In the top row, notice how the red filtering (right-side photograph) shows the most dramatic sky and how that darkened sky brings out clouds in the background far better than the unfiltered version (second from the left). In the next row there is a very faint, wispy line of cirrus cloud cutting across the sky near the top. It’s just barely visible in the color and unfiltered versions, almost completely vanishes in green filtering (third from the left), and is the most prominent in the red filtered photograph.
But watch what happens when we go from landscapes to a portrait shot. If this case, we want to enhance the warm colors and suppress the cooler colors.

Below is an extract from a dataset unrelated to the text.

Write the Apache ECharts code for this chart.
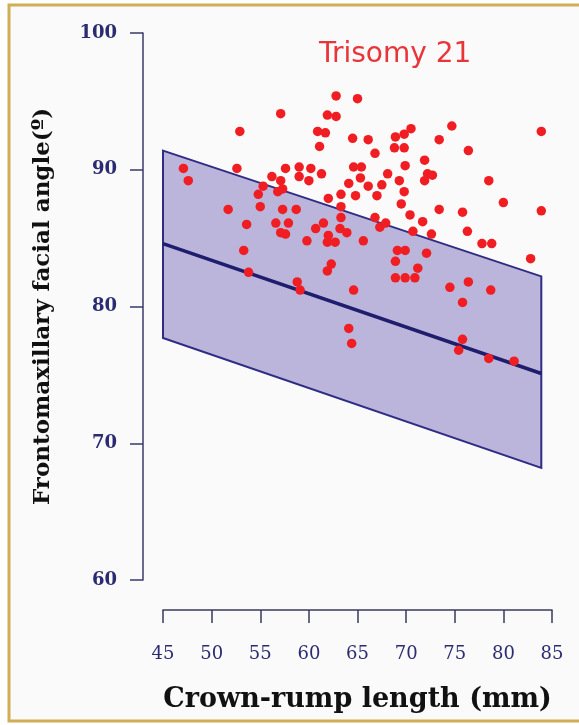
<!DOCTYPE html>
<html>
<head>
<meta charset="utf-8">
<script src="https://cdn.jsdelivr.net/npm/echarts@6/dist/echarts.min.js"></script>
<style>
html,body{margin:0;padding:0;background:#ffffff;}
#c{width:579px;height:725px;}
</style>
</head>
<body>
<div id="c"></div>
<script>
// ---- data ----
const xTicks = [45, 50, 55, 60, 65, 70, 75, 80, 85];
const yTicks = [60, 70, 80, 90, 100];
const chartTitle = 'Trisomy 21';
const xName = 'Crown-rump length (mm)';
const yName = 'Frontomaxillary facial angle(º)';

// reference range band (upper and lower limits at CRL ends)
const bandUpper = [[45, 91.4], [83.9, 82.2]];
const bandLower = [[45, 77.7], [83.9, 68.2]];
// median regression line
const medianLine = [[45, 84.6], [83.9, 75.1]];

// trisomy 21 cases: CRL (mm)
const crl = [
  47.1, 47.6, 52.9, 52.6, 57.1, 51.7, 53.6, 53.3, 53.8, 54.8,
  55.0, 55.3, 56.2, 56.8, 57.3, 57.1, 57.6, 57.3, 56.6, 57.9,
  57.1, 57.6, 59.0, 59.0, 58.7, 58.8, 59.1, 59.8, 60.2, 60.0,
  61.3, 60.9, 61.7, 61.1, 61.9, 62.8, 62.8, 65.0, 64.5, 66.1,
  66.8, 64.6, 65.4, 65.3, 64.1, 66.1, 67.5, 62.0, 63.3, 64.8,
  67.0, 63.3, 63.3, 66.8, 61.5, 60.7, 63.2, 63.9, 62.0, 61.9,
  62.7, 65.6, 62.3, 61.9, 64.6, 64.1, 64.4, 67.9, 67.3, 68.9,
  69.8, 70.5, 68.8, 69.8, 71.9, 69.9, 68.1, 69.3, 72.2, 71.9,
  69.8, 69.5, 70.4, 71.7, 70.7, 72.6, 69.1, 69.9, 72.1, 68.9,
  71.2, 68.9, 69.9, 70.9, 73.4, 74.7, 73.4, 76.4, 83.9, 72.7,
  78.5, 80.0, 75.8, 83.9, 76.3, 77.8, 78.8, 82.8, 76.4, 74.5,
  78.7, 75.8, 75.8, 75.4, 78.5, 81.1
];
// trisomy 21 cases: frontomaxillary facial angle (degrees)
const fmfAngle = [
  90.1, 89.2, 92.8, 90.1, 94.1, 87.1, 86.0, 84.1, 82.5, 88.2,
  87.3, 88.8, 89.5, 88.4, 88.6, 89.2, 90.1, 87.1, 86.1, 86.1,
  85.4, 85.3, 90.2, 89.5, 87.1, 81.8, 81.2, 84.8, 90.1, 89.2,
  89.7, 92.8, 92.7, 91.7, 94.0, 93.9, 95.4, 95.2, 92.3, 92.2,
  91.2, 90.2, 90.2, 89.4, 89.0, 88.8, 88.9, 87.9, 88.2, 88.1,
  88.1, 87.3, 86.5, 86.5, 86.1, 85.7, 85.7, 85.4, 85.2, 84.7,
  84.7, 84.8, 83.1, 82.6, 81.2, 78.4, 77.3, 86.1, 85.8, 92.4,
  92.6, 93.0, 91.6, 91.6, 90.7, 90.3, 89.7, 89.2, 89.7, 89.2,
  88.4, 87.5, 86.7, 86.2, 85.5, 85.3, 84.1, 84.1, 83.9, 83.3,
  82.8, 82.1, 82.1, 82.1, 87.1, 93.2, 92.2, 91.4, 92.8, 89.6,
  89.2, 87.6, 86.9, 87.0, 85.5, 84.6, 84.6, 83.5, 81.8, 81.4,
  81.2, 80.3, 77.6, 76.8, 76.2, 76.0
];

// ---- chart ----
const points = crl.map((x, i) => [x, fmfAngle[i]]);
const navy = '#2b2b72';
const serif = '"DejaVu Serif", "Liberation Serif", serif';

const chart = echarts.init(document.getElementById('c'), null, {renderer: 'canvas'});
chart.setOption({
  backgroundColor: '#ffffff',
  animation: false,
  graphic: [{
    type: 'rect', z: -10,
    shape: {x: 9, y: 5, width: 572, height: 716},
    style: {fill: '#fafafa', stroke: '#cfae55', lineWidth: 3}
  }],
  title: {
    text: chartTitle,
    left: 314, top: 36,
    textStyle: {color: '#e8353a', fontFamily: '"DejaVu Sans", sans-serif', fontWeight: 'normal', fontSize: 28}
  },
  grid: {left: 163, right: 27, top: 33, bottom: 145, containLabel: false},
  xAxis: {
    type: 'value', min: 45, max: 85, interval: 5,
    offset: 30,
    name: xName, nameLocation: 'middle', nameGap: 76,
    nameTextStyle: {color: '#111', fontFamily: serif, fontWeight: 'bold', fontSize: 27},
    axisLine: {show: true, lineStyle: {color: '#3a3a5a', width: 1.5}},
    axisTick: {show: true, length: 13, lineStyle: {color: '#3a3a5a', width: 1.5}},
    axisLabel: {
      margin: 35, color: navy, fontFamily: serif, fontSize: 18,
      formatter: v => xTicks.includes(v) ? String(v) : ''
    },
    splitLine: {show: false}
  },
  yAxis: {
    type: 'value', min: 60, max: 100, interval: 10,
    offset: 20,
    name: yName, nameLocation: 'middle', nameGap: 88, nameRotate: 90,
    nameTextStyle: {color: '#111', fontFamily: serif, fontWeight: 'bold', fontSize: 23},
    axisLine: {show: true, lineStyle: {color: '#3a3a6a', width: 1.5}},
    axisTick: {show: true, length: 13, lineStyle: {color: '#3a3a6a', width: 1.5}},
    axisLabel: {
      margin: 26, color: navy, fontFamily: serif, fontSize: 18, fontWeight: 'bold',
      formatter: v => yTicks.includes(v) ? String(v) : ''
    },
    splitLine: {show: false}
  },
  series: [
    {
      type: 'custom',
      data: [0],
      z: 1,
      silent: true,
      renderItem: (params, api) => {
        const pts = bandUpper.concat(bandLower.slice().reverse()).map(p => api.coord(p));
        return {
          type: 'polygon',
          shape: {points: pts},
          style: {fill: '#bbb4db', stroke: '#2e2c84', lineWidth: 2}
        };
      }
    },
    {
      type: 'line',
      data: medianLine,
      z: 2,
      symbol: 'none',
      lineStyle: {color: '#1f1d6e', width: 3.5}
    },
    {
      type: 'scatter',
      data: points,
      z: 3,
      symbol: 'circle',
      symbolSize: 9.5,
      itemStyle: {color: '#f01e22', opacity: 1}
    }
  ]
});
</script>
</body>
</html>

This brings out more detail and contrast in the face, thus giving the portrait far more character than would otherwise be achieved without filtering. Suddenly, it’s the green filtering that really pops, while the red filtering washes out the face giving it an unflattering ghostliness that does nothing to enhance the subject.
So, there you have it. Don’t have an expensive DSLR with internal B&W digital filtering capability? You no longer need it. Download Google’s Picasa and your problem is solved. Indeed, you’ll have much more filtering control than your DSLR with its internal digital filtering capabilities could ever achieve.
5 responses to “Black & White Filtering After the Picture is Taken (and with FREE Software!)”
Thanks for a great well written article, Im downloading picassa right now and looking forward to converting some portrait shots i took yesterday.
Amateur photographer ?
Isle of Man
Hope you enjoy it and get some really good B&W conversions out of it, Jeff. It’s a pretty versatile little program, considering it’s free, and the B&W filtering capabilities are among the best I’ve seen.